» Written instruction: Word for word, copy all the data and drop the pictures.

» Given material:
* * * * * * * * *

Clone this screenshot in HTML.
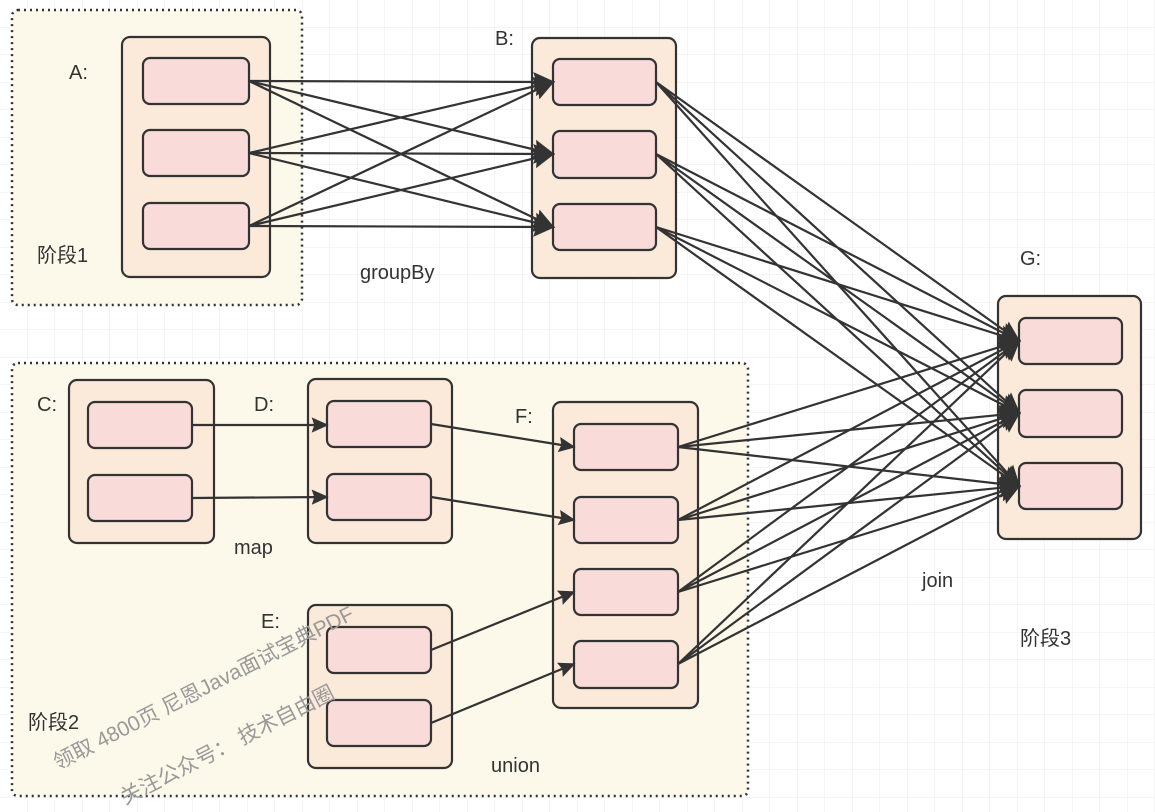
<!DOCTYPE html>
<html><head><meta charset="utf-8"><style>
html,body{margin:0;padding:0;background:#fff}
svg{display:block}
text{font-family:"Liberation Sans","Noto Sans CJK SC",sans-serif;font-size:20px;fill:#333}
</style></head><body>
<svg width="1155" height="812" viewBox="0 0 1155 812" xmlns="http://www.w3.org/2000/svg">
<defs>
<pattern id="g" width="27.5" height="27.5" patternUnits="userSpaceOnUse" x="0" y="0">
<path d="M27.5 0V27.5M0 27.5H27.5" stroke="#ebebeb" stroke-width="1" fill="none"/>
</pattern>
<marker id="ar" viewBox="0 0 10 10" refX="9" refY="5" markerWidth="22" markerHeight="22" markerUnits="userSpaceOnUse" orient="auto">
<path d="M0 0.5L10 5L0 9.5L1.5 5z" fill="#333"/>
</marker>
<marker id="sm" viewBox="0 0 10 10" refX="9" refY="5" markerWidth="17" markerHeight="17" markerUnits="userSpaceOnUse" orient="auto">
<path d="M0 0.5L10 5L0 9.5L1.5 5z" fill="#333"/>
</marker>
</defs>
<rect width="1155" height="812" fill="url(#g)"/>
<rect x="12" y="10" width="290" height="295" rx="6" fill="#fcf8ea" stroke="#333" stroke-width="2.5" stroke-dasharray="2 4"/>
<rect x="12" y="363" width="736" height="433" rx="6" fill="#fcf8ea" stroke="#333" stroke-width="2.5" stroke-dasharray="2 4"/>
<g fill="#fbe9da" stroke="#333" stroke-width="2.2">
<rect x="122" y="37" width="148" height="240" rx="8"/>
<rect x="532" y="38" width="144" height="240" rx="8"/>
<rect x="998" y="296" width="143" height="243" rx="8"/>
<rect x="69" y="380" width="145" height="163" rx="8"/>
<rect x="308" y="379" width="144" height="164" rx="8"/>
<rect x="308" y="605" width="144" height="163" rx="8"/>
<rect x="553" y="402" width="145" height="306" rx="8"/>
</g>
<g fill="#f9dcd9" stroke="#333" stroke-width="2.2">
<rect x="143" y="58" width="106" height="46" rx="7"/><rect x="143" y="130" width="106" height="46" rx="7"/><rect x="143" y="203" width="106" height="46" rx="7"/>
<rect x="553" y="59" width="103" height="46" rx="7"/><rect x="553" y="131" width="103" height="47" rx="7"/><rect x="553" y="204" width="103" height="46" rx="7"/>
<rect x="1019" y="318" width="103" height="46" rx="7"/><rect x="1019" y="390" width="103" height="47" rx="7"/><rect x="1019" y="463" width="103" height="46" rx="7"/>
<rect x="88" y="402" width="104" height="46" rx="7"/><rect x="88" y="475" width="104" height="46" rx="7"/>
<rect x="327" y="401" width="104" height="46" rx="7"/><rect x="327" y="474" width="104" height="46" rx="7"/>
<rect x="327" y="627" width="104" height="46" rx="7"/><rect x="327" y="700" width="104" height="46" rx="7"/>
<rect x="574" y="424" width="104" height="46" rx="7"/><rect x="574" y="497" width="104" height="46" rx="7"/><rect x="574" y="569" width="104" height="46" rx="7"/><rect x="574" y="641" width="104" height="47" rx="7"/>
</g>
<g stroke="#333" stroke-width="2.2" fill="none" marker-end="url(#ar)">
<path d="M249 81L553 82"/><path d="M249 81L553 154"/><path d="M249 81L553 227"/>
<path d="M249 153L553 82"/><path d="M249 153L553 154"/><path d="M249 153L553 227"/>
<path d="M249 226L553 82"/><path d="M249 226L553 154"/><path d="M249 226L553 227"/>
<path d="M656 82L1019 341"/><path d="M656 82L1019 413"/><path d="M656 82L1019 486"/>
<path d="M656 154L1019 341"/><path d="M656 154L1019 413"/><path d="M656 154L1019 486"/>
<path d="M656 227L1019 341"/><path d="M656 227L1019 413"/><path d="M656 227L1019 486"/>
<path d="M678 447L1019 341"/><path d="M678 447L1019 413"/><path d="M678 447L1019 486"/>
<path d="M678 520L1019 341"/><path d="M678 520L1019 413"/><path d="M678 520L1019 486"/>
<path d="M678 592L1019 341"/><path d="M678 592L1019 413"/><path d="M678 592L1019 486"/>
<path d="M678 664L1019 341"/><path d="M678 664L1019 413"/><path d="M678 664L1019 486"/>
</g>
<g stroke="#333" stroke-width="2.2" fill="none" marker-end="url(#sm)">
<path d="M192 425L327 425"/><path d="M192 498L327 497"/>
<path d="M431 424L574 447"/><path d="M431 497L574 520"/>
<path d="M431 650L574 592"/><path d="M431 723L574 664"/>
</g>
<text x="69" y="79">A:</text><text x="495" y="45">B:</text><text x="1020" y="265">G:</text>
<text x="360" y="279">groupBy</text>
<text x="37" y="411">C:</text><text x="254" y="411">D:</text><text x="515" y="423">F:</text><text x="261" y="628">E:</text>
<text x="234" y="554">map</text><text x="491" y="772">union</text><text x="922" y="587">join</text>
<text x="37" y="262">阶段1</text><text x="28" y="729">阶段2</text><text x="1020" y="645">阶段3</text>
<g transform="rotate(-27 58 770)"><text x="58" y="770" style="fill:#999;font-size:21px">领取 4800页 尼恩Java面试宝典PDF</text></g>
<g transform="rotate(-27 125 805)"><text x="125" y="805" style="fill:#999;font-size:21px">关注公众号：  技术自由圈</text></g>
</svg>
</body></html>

* * * * * * * * *

» Exercise solution:
Clone this screenshot in HTML.
<!DOCTYPE html>
<html><head><meta charset="utf-8"><style>
html,body{margin:0;padding:0;background:#fff}
svg{display:block}
text{font-family:"Liberation Sans","Noto Sans CJK SC",sans-serif;font-size:20px;fill:#333}
</style></head><body>
<svg width="1155" height="812" viewBox="0 0 1155 812" xmlns="http://www.w3.org/2000/svg">
<defs>
<pattern id="g" width="27.5" height="27.5" patternUnits="userSpaceOnUse" x="0" y="0">
<path d="M27.5 0V27.5M0 27.5H27.5" stroke="#ebebeb" stroke-width="1" fill="none"/>
</pattern>
<marker id="ar" viewBox="0 0 10 10" refX="9" refY="5" markerWidth="22" markerHeight="22" markerUnits="userSpaceOnUse" orient="auto">
<path d="M0 0.5L10 5L0 9.5L1.5 5z" fill="#333"/>
</marker>
<marker id="sm" viewBox="0 0 10 10" refX="9" refY="5" markerWidth="17" markerHeight="17" markerUnits="userSpaceOnUse" orient="auto">
<path d="M0 0.5L10 5L0 9.5L1.5 5z" fill="#333"/>
</marker>
</defs>
<rect width="1155" height="812" fill="url(#g)"/>
<rect x="12" y="10" width="290" height="295" rx="6" fill="#fcf8ea" stroke="#333" stroke-width="2.5" stroke-dasharray="2 4"/>
<rect x="12" y="363" width="736" height="433" rx="6" fill="#fcf8ea" stroke="#333" stroke-width="2.5" stroke-dasharray="2 4"/>
<g fill="#fbe9da" stroke="#333" stroke-width="2.2">
<rect x="122" y="37" width="148" height="240" rx="8"/>
<rect x="532" y="38" width="144" height="240" rx="8"/>
<rect x="998" y="296" width="143" height="243" rx="8"/>
<rect x="69" y="380" width="145" height="163" rx="8"/>
<rect x="308" y="379" width="144" height="164" rx="8"/>
<rect x="308" y="605" width="144" height="163" rx="8"/>
<rect x="553" y="402" width="145" height="306" rx="8"/>
</g>
<g fill="#f9dcd9" stroke="#333" stroke-width="2.2">
<rect x="143" y="58" width="106" height="46" rx="7"/><rect x="143" y="130" width="106" height="46" rx="7"/><rect x="143" y="203" width="106" height="46" rx="7"/>
<rect x="553" y="59" width="103" height="46" rx="7"/><rect x="553" y="131" width="103" height="47" rx="7"/><rect x="553" y="204" width="103" height="46" rx="7"/>
<rect x="1019" y="318" width="103" height="46" rx="7"/><rect x="1019" y="390" width="103" height="47" rx="7"/><rect x="1019" y="463" width="103" height="46" rx="7"/>
<rect x="88" y="402" width="104" height="46" rx="7"/><rect x="88" y="475" width="104" height="46" rx="7"/>
<rect x="327" y="401" width="104" height="46" rx="7"/><rect x="327" y="474" width="104" height="46" rx="7"/>
<rect x="327" y="627" width="104" height="46" rx="7"/><rect x="327" y="700" width="104" height="46" rx="7"/>
<rect x="574" y="424" width="104" height="46" rx="7"/><rect x="574" y="497" width="104" height="46" rx="7"/><rect x="574" y="569" width="104" height="46" rx="7"/><rect x="574" y="641" width="104" height="47" rx="7"/>
</g>
<g stroke="#333" stroke-width="2.2" fill="none" marker-end="url(#ar)">
<path d="M249 81L553 82"/><path d="M249 81L553 154"/><path d="M249 81L553 227"/>
<path d="M249 153L553 82"/><path d="M249 153L553 154"/><path d="M249 153L553 227"/>
<path d="M249 226L553 82"/><path d="M249 226L553 154"/><path d="M249 226L553 227"/>
<path d="M656 82L1019 341"/><path d="M656 82L1019 413"/><path d="M656 82L1019 486"/>
<path d="M656 154L1019 341"/><path d="M656 154L1019 413"/><path d="M656 154L1019 486"/>
<path d="M656 227L1019 341"/><path d="M656 227L1019 413"/><path d="M656 227L1019 486"/>
<path d="M678 447L1019 341"/><path d="M678 447L1019 413"/><path d="M678 447L1019 486"/>
<path d="M678 520L1019 341"/><path d="M678 520L1019 413"/><path d="M678 520L1019 486"/>
<path d="M678 592L1019 341"/><path d="M678 592L1019 413"/><path d="M678 592L1019 486"/>
<path d="M678 664L1019 341"/><path d="M678 664L1019 413"/><path d="M678 664L1019 486"/>
</g>
<g stroke="#333" stroke-width="2.2" fill="none" marker-end="url(#sm)">
<path d="M192 425L327 425"/><path d="M192 498L327 497"/>
<path d="M431 424L574 447"/><path d="M431 497L574 520"/>
<path d="M431 650L574 592"/><path d="M431 723L574 664"/>
</g>
<text x="69" y="79">A:</text><text x="495" y="45">B:</text><text x="1020" y="265">G:</text>
<text x="360" y="279">groupBy</text>
<text x="37" y="411">C:</text><text x="254" y="411">D:</text><text x="515" y="423">F:</text><text x="261" y="628">E:</text>
<text x="234" y="554">map</text><text x="491" y="772">union</text><text x="922" y="587">join</text>
<text x="37" y="262">阶段1</text><text x="28" y="729">阶段2</text><text x="1020" y="645">阶段3</text>
<g transform="rotate(-27 58 770)"><text x="58" y="770" style="fill:#999;font-size:21px">领取 4800页 尼恩Java面试宝典PDF</text></g>
<g transform="rotate(-27 125 805)"><text x="125" y="805" style="fill:#999;font-size:21px">关注公众号：  技术自由圈</text></g>
</svg>
</body></html>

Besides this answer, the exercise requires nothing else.